[Records with drawing code]
--- --- ---

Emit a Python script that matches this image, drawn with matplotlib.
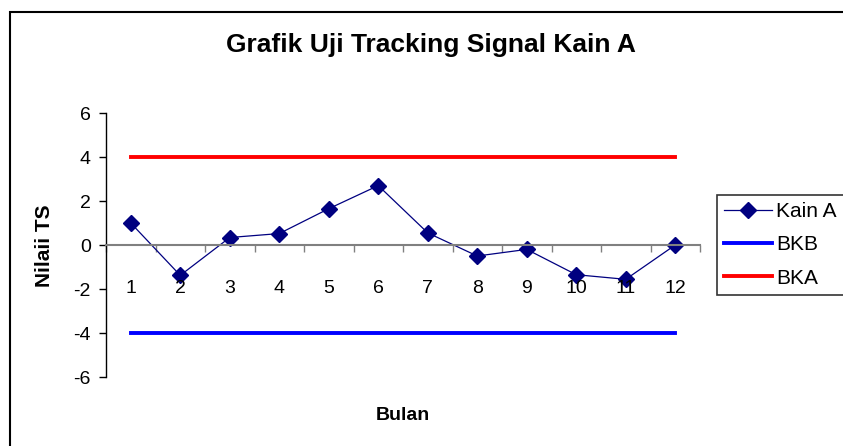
import matplotlib.pyplot as plt
from matplotlib.patches import Rectangle
import numpy as np

plt.rcParams['font.family'] = ['Liberation Sans', 'DejaVu Sans']
plt.rcParams['axes.unicode_minus'] = False

# Data
bulan = [1, 2, 3, 4, 5, 6, 7, 8, 9, 10, 11, 12]
kain_a = [1.0, -1.38, 0.34, 0.52, 1.65, 2.7, 0.55, -0.5, -0.2, -1.35, -1.56, 0.0]
bkb = [-4] * 12
bka = [4] * 12

fig = plt.figure(figsize=(8.43, 4.46), dpi=100)
ax = fig.add_axes([106/843, 69/446, 594/843, 264/446])

# outer chart border (cropped at right and bottom in the original)
fig.patches.append(Rectangle((10/843, -0.1), 1.0, (446-12)/446 + 0.1,
                             transform=fig.transFigure, fill=False,
                             edgecolor='black', linewidth=1.5))

ax.plot(bulan, kain_a, color='#000080', linewidth=0.9, marker='D',
        markersize=8.5, label='Kain A')
ax.plot(bulan, bkb, color='#0000FF', linewidth=2.8, label='BKB')
ax.plot(bulan, bka, color='#FF0000', linewidth=2.8, label='BKA')

ax.set_xlim(0.5, 12.5)
ax.set_ylim(-6, 6)
ax.set_yticks(np.arange(-6, 7, 2))
ax.tick_params(axis='y', labelsize=14, direction='out', length=5, width=1, pad=6)

# category axis crossing at 0
ax.spines['bottom'].set_position(('data', 0))
ax.spines['bottom'].set_color('#808080')
ax.spines['bottom'].set_linewidth(1.5)
ax.spines['top'].set_visible(False)
ax.spines['right'].set_visible(False)
ax.spines['left'].set_linewidth(1)
ax.set_xticks(np.arange(0.5, 13, 1))
ax.set_xticklabels([])
ax.tick_params(axis='x', direction='out', length=5, width=1, color='#808080')
for b in bulan:
    ax.annotate(str(b), (b, 0), xytext=(0, -31), textcoords='offset points',
                ha='center', va='center', fontsize=14)

fig.text(431/843, 1 - 45/446, 'Grafik Uji Tracking Signal Kain A',
         ha='center', va='center', fontsize=19, fontweight='bold')
fig.text(403/843, 1 - 415/446, 'Bulan', ha='center', va='center',
         fontsize=14, fontweight='bold')
fig.text(45/843, 1 - 246/446, 'Nilaii TS', ha='center', va='center',
         rotation=90, fontsize=15, fontweight='bold')

leg = fig.legend(loc='upper left', bbox_to_anchor=(717/843, 1 - 195/446),
                 fontsize=15, frameon=True, fancybox=False, edgecolor='black',
                 handlelength=2.3, handletextpad=0.2, borderpad=0.35,
                 labelspacing=0.68, borderaxespad=0)
leg.get_frame().set_linewidth(1.2)

fig.savefig('out.png', dpi=100)
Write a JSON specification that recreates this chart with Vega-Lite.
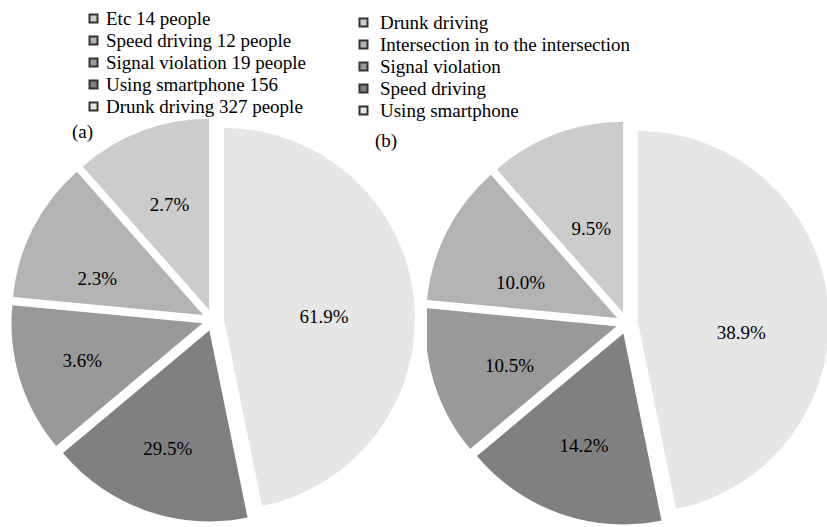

--- --- ---

Repeat only the lines between the top of the entries above and the line containing "plt.rcParams['axes.unicode_minus'] = False", both ends included, without the pictures.

Emit a Python script that matches this image, drawn with matplotlib.
import matplotlib.pyplot as plt
from matplotlib.patches import Rectangle
import numpy as np

plt.rcParams['font.family'] = ['Liberation Sans', 'DejaVu Sans']
plt.rcParams['axes.unicode_minus'] = False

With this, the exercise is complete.